Alexander Corvinus was the first immortal. He survived a plague, and his body mutated. He had three sons: Marcus (bitten by a bat, became a vampire), William (bitten by a wolf, became a werewolf), and a third son who stayed human but carried the immortal gene. That human line led to Michael Corvin.

This pseudo-scientific approach gave the films a weight that Twilight or Van Helsing lacked. It felt like these creatures could actually exist in the shadows of a modern city.

The Problem With the Prequels and Sequels

Let's be honest. The series has some issues. In Underworld: Evolution, we’re told Selene’s father built the prison for William Corvinus. But by the time we get to Blood Wars, the lore starts to feel a bit stretched. Characters disappear without explanation—like Scott Speedman’s Michael, whose absence in later films is handled via some pretty awkward body-double CGI and hand-waving plot points.

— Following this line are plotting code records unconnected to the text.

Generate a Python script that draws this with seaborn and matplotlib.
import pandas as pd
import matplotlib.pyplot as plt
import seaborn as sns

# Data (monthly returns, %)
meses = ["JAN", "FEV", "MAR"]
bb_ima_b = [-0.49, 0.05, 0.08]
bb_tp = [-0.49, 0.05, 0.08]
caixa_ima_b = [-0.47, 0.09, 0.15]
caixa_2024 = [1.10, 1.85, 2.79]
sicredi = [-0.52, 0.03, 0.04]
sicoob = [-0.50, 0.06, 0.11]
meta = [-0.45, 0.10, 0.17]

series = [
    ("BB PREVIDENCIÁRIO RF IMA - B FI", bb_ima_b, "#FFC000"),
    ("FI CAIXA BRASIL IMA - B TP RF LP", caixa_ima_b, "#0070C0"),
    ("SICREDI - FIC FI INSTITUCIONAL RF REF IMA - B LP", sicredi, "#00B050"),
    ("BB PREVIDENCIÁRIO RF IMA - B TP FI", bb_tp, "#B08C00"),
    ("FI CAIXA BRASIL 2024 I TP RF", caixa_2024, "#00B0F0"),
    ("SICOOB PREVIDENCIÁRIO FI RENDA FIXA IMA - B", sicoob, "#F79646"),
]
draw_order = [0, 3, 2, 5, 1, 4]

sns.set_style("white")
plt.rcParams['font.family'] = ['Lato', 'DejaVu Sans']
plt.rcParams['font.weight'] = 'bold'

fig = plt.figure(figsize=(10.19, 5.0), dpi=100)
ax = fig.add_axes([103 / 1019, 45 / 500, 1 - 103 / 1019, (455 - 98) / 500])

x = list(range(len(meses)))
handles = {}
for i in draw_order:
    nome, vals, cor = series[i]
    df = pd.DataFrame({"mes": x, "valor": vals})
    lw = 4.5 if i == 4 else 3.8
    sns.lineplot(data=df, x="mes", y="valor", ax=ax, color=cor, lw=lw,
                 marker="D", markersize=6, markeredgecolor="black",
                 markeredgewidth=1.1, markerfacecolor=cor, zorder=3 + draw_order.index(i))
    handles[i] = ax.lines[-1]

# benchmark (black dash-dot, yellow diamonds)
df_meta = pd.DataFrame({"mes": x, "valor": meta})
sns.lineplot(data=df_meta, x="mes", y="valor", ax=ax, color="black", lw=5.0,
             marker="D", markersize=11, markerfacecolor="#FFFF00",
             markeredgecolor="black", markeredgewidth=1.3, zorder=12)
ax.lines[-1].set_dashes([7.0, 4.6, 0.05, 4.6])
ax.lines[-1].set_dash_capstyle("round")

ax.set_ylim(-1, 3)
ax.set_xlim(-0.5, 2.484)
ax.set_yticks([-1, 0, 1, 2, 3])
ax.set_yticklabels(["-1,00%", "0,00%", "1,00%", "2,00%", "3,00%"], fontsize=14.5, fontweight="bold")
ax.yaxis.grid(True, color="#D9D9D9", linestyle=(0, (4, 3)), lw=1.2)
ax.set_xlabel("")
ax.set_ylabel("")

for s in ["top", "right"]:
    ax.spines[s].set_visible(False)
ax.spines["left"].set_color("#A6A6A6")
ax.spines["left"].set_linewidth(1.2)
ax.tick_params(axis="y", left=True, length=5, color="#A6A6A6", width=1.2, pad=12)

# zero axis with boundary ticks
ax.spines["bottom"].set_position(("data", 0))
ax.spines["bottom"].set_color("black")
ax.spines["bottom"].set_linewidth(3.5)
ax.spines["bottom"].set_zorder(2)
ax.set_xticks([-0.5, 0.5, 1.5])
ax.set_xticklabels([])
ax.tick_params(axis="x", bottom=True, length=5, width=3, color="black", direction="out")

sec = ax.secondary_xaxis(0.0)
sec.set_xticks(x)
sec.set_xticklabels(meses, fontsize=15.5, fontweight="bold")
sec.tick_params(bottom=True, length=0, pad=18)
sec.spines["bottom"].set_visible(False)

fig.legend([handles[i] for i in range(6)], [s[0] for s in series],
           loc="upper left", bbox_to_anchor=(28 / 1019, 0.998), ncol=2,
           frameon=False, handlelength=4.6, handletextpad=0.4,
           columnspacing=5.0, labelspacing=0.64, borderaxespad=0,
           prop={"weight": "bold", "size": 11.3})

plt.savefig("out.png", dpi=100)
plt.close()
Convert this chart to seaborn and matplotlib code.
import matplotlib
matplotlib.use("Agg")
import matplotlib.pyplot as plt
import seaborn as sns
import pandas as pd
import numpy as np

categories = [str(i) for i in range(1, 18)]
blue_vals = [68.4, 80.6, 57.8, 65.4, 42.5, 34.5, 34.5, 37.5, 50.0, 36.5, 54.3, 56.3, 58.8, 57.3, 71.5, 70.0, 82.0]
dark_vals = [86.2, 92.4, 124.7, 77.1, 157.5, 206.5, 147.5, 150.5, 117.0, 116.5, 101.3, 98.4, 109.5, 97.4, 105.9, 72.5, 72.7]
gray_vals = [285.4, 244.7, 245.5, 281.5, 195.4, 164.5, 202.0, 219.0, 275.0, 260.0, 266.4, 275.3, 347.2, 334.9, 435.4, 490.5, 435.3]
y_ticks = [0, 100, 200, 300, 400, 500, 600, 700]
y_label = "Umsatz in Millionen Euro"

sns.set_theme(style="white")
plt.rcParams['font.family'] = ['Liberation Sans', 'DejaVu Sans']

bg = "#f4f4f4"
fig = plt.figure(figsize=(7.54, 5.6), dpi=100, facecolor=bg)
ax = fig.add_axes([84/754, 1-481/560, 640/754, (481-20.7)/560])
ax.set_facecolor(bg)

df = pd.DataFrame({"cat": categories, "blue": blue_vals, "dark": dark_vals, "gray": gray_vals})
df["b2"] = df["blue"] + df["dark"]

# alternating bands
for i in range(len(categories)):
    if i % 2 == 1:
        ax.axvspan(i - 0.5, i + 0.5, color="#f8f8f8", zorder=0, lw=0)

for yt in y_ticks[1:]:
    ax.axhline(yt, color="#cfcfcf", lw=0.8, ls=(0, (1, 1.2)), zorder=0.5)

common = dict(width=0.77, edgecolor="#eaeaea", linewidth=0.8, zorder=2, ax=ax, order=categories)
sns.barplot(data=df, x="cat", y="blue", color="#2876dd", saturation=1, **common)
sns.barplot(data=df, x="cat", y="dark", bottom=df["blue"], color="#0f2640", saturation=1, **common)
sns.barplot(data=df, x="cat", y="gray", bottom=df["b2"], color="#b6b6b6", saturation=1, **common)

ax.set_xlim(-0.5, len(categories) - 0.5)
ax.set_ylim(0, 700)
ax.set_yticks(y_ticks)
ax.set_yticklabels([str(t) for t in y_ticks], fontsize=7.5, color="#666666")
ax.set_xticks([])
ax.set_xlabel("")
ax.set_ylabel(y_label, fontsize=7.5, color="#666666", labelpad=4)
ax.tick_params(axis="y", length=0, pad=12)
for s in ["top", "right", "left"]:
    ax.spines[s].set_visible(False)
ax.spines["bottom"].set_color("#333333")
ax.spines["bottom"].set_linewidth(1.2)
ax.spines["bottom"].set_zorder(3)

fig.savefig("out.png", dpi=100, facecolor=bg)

And then there's the blue tint. Every movie looks like it was filmed through a bottle of Gatorade Frost. It’s iconic, sure, but it also makes it hard to tell what’s happening during the fast-cut fight scenes.

Why Selene Still Matters

Kate Beckinsale’s Selene is one of the few female action leads from that era who wasn't just a "female version" of a male hero. She’s cold, she’s competent, and she’s deeply traumatized by a family she thought loved her.

Her arc from a loyal soldier (a "Death Dealer") to a revolutionary who breaks the very system she protected is genuinely compelling. She starts out hating Lycans with a blind rage, only to realize her "father" Viktor is a genocidal liar who murdered her real family.

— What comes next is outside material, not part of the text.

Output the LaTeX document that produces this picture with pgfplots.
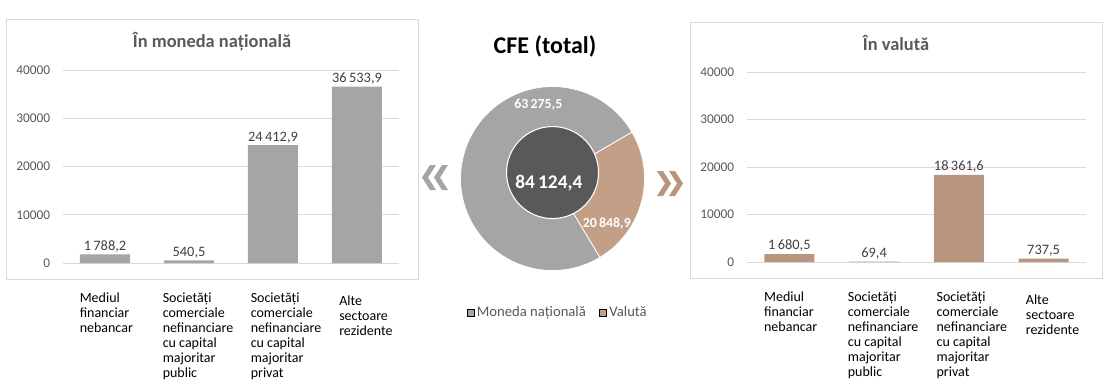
\documentclass[border=0pt]{standalone}
\usepackage{pgfplots}
\pgfplotsset{compat=1.18}
\usepackage{fontspec}
\setmainfont{Carlito}
\definecolor{barg}{HTML}{A5A5A5}
\definecolor{barb}{HTML}{B8957E}
\definecolor{slb}{HTML}{C49F87}
\definecolor{darkc}{HTML}{595959}
\definecolor{txt}{HTML}{595959}
\definecolor{gridc}{HTML}{D9D9D9}
\definecolor{lbl}{HTML}{404040}
\pgfplotsset{
  barax/.style={
    scale only axis, anchor=south west, clip=false,
    xmin=-0.5, xmax=3.5, ymin=0, ymax=40000,
    ytick={0,10000,20000,30000,40000}, scaled y ticks=false,
    ymajorgrids, grid style={gridc, line width=0.75pt},
    axis line style={draw=none}, major tick length=0pt,
    xtick={0,1,2,3},
    xticklabels={{Mediul\\financiar\\nebancar},
      {Societăți\\comerciale\\nefinanciare\\cu capital\\majoritar\\public},
      {Societăți\\comerciale\\nefinanciare\\cu capital\\majoritar\\privat},
      {Alte\\sectoare\\rezidente}},
    xticklabel style={anchor=north west, align=left, inner sep=0pt,
      font=\fontsize{10.5}{11.25}\selectfont, text=black,
      xshift={{-25.5,-26.5,-22.5,-18}[\ticknum]*0.75pt},
      yshift={{-22,-22,-22,-24.5}[\ticknum]*1pt}},
    yticklabel style={text=txt, font=\fontsize{10}{12}\selectfont, inner sep=0pt, xshift=-9.5pt},
    /pgf/number format/assume math mode=true,
    /pgf/number format/1000 sep={},
    ybar, bar width=37.5pt,
    nodes near coords={\pgfmathprintnumber[fixed, fixed zerofill, precision=1, use comma, 1000 sep={\,}, assume math mode=true]{\pgfplotspointmeta}},
    every node near coord/.append style={font=\fontsize{10.8}{12}\selectfont, text=lbl, inner sep=1.5pt},
  }
}
% donut values
\def\vmn{63275.5}
\def\vval{20848.9}
\def\astart{30.3}
\edef\aval{\fpeval{\astart-360*\vval/(\vmn+\vval)}}
\edef\amn{\fpeval{\astart+360*\vmn/(\vmn+\vval)}}
\begin{document}
\begin{tikzpicture}
\begin{scope}[x=0.75pt,y=-0.75pt]
\useasboundingbox (0,0) rectangle (1111,386);
\draw[gridc, line width=0.75pt] (6,19) rectangle (418,279);
\draw[gridc, line width=0.75pt] (690,22) rectangle (1102,278);
\node[font=\bfseries\fontsize{13.8}{16}\selectfont, text=txt] at (212,42) {În moneda națională};
\node[font=\bfseries\fontsize{13.8}{16}\selectfont, text=txt] at (896,43) {În valută};
\node[font=\bfseries\fontsize{18}{20}\selectfont, text=black] at (545,46) {CFE (total)};
% chevrons
\fill[barg] (422,177.5) -- (430,165) -- (436,165) -- (428,177.5) -- (436,190) -- (430,190) -- cycle;
\fill[barg] (434,177.5) -- (442,165) -- (448,165) -- (440,177.5) -- (448,190) -- (442,190) -- cycle;
\fill[barb] (683,183.5) -- (675,171) -- (669,171) -- (677,183.5) -- (669,196) -- (675,196) -- cycle;
\fill[barb] (671,183.5) -- (663,171) -- (657,171) -- (665,183.5) -- (657,196) -- (663,196) -- cycle;
\end{scope}

% left bar chart
\begin{axis}[barax, at={(47.25pt,-197.25pt)}, width=252pt, height=144.75pt]
\addplot[fill=barg, draw=none] coordinates {(0,1788.2) (1,540.5) (2,24412.9) (3,36533.9)};
\end{axis}

% right bar chart
\begin{axis}[barax, at={(560.25pt,-196.5pt)}, width=254.25pt, height=142.5pt]
\addplot[fill=barb, draw=none] coordinates {(0,1680.5) (1,69.4) (2,18361.6) (3,737.5)};
\end{axis}

% donut
\begin{axis}[scale only axis, hide axis, clip=false,
  width=138pt, height=138pt, xmin=-1, xmax=1, ymin=-1, ymax=1,
  at={(414.4pt,-133.9pt)}, anchor=center,
  legend style={at={(0.53,-0.23)}, anchor=center, draw=none, fill=none,
    legend columns=2, font=\fontsize{11}{13}\selectfont, text=txt,
    /tikz/every even column/.append style={column sep=8pt},
    inner sep=0pt},
  legend image code/.code={\fill[#1] (0pt,-2.6pt) rectangle (5.2pt,2.6pt);},
  ]
\addlegendimage{fill=barg}
\addlegendentry{Moneda națională}
\addlegendimage{fill=slb}
\addlegendentry{Valută}
\fill[barg, draw=white, line width=0.6pt] (axis cs:0,0) -- ++(\astart:69pt) arc[start angle=\astart, end angle=\amn, radius=69pt] -- cycle;
\fill[slb, draw=white, line width=0.6pt] (axis cs:0,0) -- ++(\astart:69pt) arc[start angle=\astart, end angle=\aval, radius=69pt] -- cycle;
\fill[darkc, draw=white, line width=0.8pt] (axis cs:0,0.065) circle[radius=34.5pt];
\node[text=white, font=\bfseries\fontsize{14.5}{16}\selectfont] at (axis cs:-0.04,-0.05) {84\,124,4};
\node[text=white, font=\bfseries\fontsize{10.4}{12}\selectfont] at (axis cs:-0.155,0.8) {63\,275,5};
\node[text=white, font=\bfseries\fontsize{10.4}{12}\selectfont] at (axis cs:0.59,-0.49) {20\,848,9};
\end{axis}
\end{tikzpicture}
\end{document}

That shift—from blind faith to absolute independence—is the spine of the whole franchise.

Practical Steps for Your Next Binge Watch

If you’re planning to tackle the series this weekend, don't just wing it.

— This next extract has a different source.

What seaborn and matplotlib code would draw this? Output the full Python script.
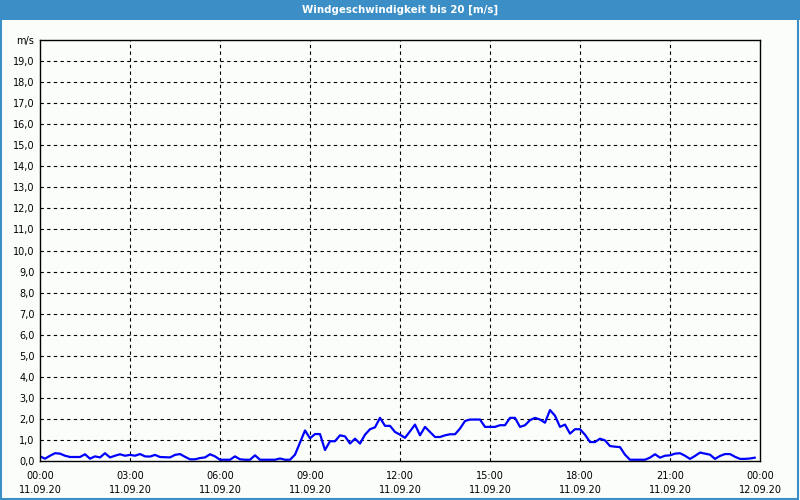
import numpy as np
import pandas as pd
import seaborn as sns
import matplotlib.pyplot as plt
from matplotlib.patches import Rectangle

# wind speed in m/s, one reading every 10 minutes from 00:00 to 23:50
minutes = list(range(0, 1440, 10))
speed = [
    0.22, 0.11, 0.25, 0.37, 0.35, 0.25, 0.19, 0.19, 0.19, 0.32,
    0.11, 0.22, 0.17, 0.37, 0.17, 0.25, 0.32, 0.25, 0.29, 0.25,
    0.33, 0.22, 0.21, 0.29, 0.19, 0.18, 0.17, 0.29, 0.33, 0.20,
    0.08, 0.08, 0.14, 0.17, 0.32, 0.22, 0.06, 0.06, 0.06, 0.22,
    0.08, 0.06, 0.06, 0.27, 0.06, 0.06, 0.06, 0.06, 0.12, 0.06,
    0.06, 0.30, 0.88, 1.45, 1.08, 1.28, 1.28, 0.52, 0.94, 0.94,
    1.22, 1.17, 0.83, 1.06, 0.83, 1.25, 1.51, 1.60, 2.05, 1.67,
    1.67, 1.38, 1.25, 1.10, 1.41, 1.73, 1.22, 1.62, 1.38, 1.14,
    1.14, 1.22, 1.27, 1.27, 1.54, 1.90, 1.97, 1.97, 1.97, 1.62,
    1.62, 1.62, 1.70, 1.70, 2.05, 2.05, 1.62, 1.70, 1.94, 2.05,
    1.97, 1.82, 2.42, 2.15, 1.62, 1.73, 1.30, 1.51, 1.51, 1.25,
    0.90, 0.90, 1.06, 0.98, 0.71, 0.68, 0.66, 0.30, 0.06, 0.06,
    0.06, 0.06, 0.16, 0.32, 0.16, 0.25, 0.27, 0.35, 0.37, 0.25,
    0.10, 0.24, 0.40, 0.35, 0.30, 0.10, 0.24, 0.33, 0.33, 0.20,
    0.10, 0.10, 0.12, 0.16,
]

x_ticks = [0, 3, 6, 9, 12, 15, 18, 21, 24]
x_labels = ["00:00\n11.09.20", "03:00\n11.09.20", "06:00\n11.09.20",
            "09:00\n11.09.20", "12:00\n11.09.20", "15:00\n11.09.20",
            "18:00\n11.09.20", "21:00\n11.09.20", "00:00\n12.09.20"]
y_ticks = list(range(0, 21))
y_labels = [f"{v},0" for v in range(0, 20)] + ["m/s"]
title = "Windgeschwindigkeit bis 20 [m/s]"

df = pd.DataFrame({"hour": np.array(minutes) / 60, "speed": speed})

sns.set_style("white")
plt.rcParams["font.family"] = ["DejaVu Sans"]

bg = "#fbfdfb"
blue = "#3c8fc6"
fig = plt.figure(figsize=(8, 5), dpi=100, facecolor=bg)
ax = fig.add_axes([40 / 800, 39 / 500, 720 / 800, 421 / 500])
ax.set_facecolor(bg)

sns.lineplot(data=df, x="hour", y="speed", color="#0000ff", linewidth=1.6, ax=ax)

ax.set_xlim(0, 24)
ax.set_ylim(0, 20)
ax.set_xticks(x_ticks)
ax.set_xticklabels(x_labels, fontsize=7, linespacing=1.5)
ax.set_xticks(range(0, 25), minor=True)
ax.set_yticks(y_ticks)
ax.set_yticklabels(y_labels, fontsize=7)
ax.set_xlabel("")
ax.set_ylabel("")
ax.tick_params(axis="x", which="both", direction="out", length=4, width=0.8,
               colors="black", pad=3)
ax.tick_params(axis="y", length=0, pad=4, colors="black")

for y in y_ticks[1:-1]:
    ax.axhline(y, color="black", linewidth=0.8, linestyle=(0, (3, 3)), zorder=0)
for x in x_ticks[1:-1]:
    ax.axvline(x, color="black", linewidth=0.8, linestyle=(0, (3, 3)), zorder=0)

for s in ax.spines.values():
    s.set_color("black")
    s.set_linewidth(1.0)

# window frame and title bar
fig.patches.append(Rectangle((0, 480 / 500), 1, 20 / 500, transform=fig.transFigure,
                             facecolor=blue, edgecolor="none", zorder=0))
fig.patches.append(Rectangle((0.001, 0.002), 0.997, 0.996, transform=fig.transFigure,
                             facecolor="none", edgecolor=blue, linewidth=1.5, zorder=0))
fig.text(0.5, 490 / 500, title, color="white", fontsize=7.4, fontweight="bold",
         ha="center", va="center")

fig.savefig("out.png", dpi=100, facecolor=bg)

  • Start with the 2003 original (Extended Cut if you can find it). It has the best world-building and sets the tone.
  • Watch Evolution immediately after. They are basically one long movie.
  • Use Rise of the Lycans as a "flashback" movie. It provides the emotional context for why Viktor was such a monster.
  • Treat Awakening and Blood Wars as a new era. The tone shifts significantly here as the world goes "sci-fi" rather than "gothic horror."

The Underworld series isn't going to win an Oscar, and it doesn't want to. It’s a stylish, lore-heavy, action-packed dive into a world where the monsters are just as flawed as the humans. Whether you watch them by release date or follow the thousand-year history of the Lycan rebellion, the story of Selene remains a staple of the genre.

Check your digital retailers or physical media collections for the "Legacy Collection," which usually bundles the first four films. If you're looking for Blood Wars, it's often sold separately or in the 5-movie 4K sets that finally fixed the crushed blacks in those dark, blue-tinted scenes.

Once you’ve got the order down, pay attention to the background details in the first film—especially the paintings in the mansion. They foreshadow the events of the prequel six years before it was ever made. It’s that kind of detail that keeps the fans coming back to the dark.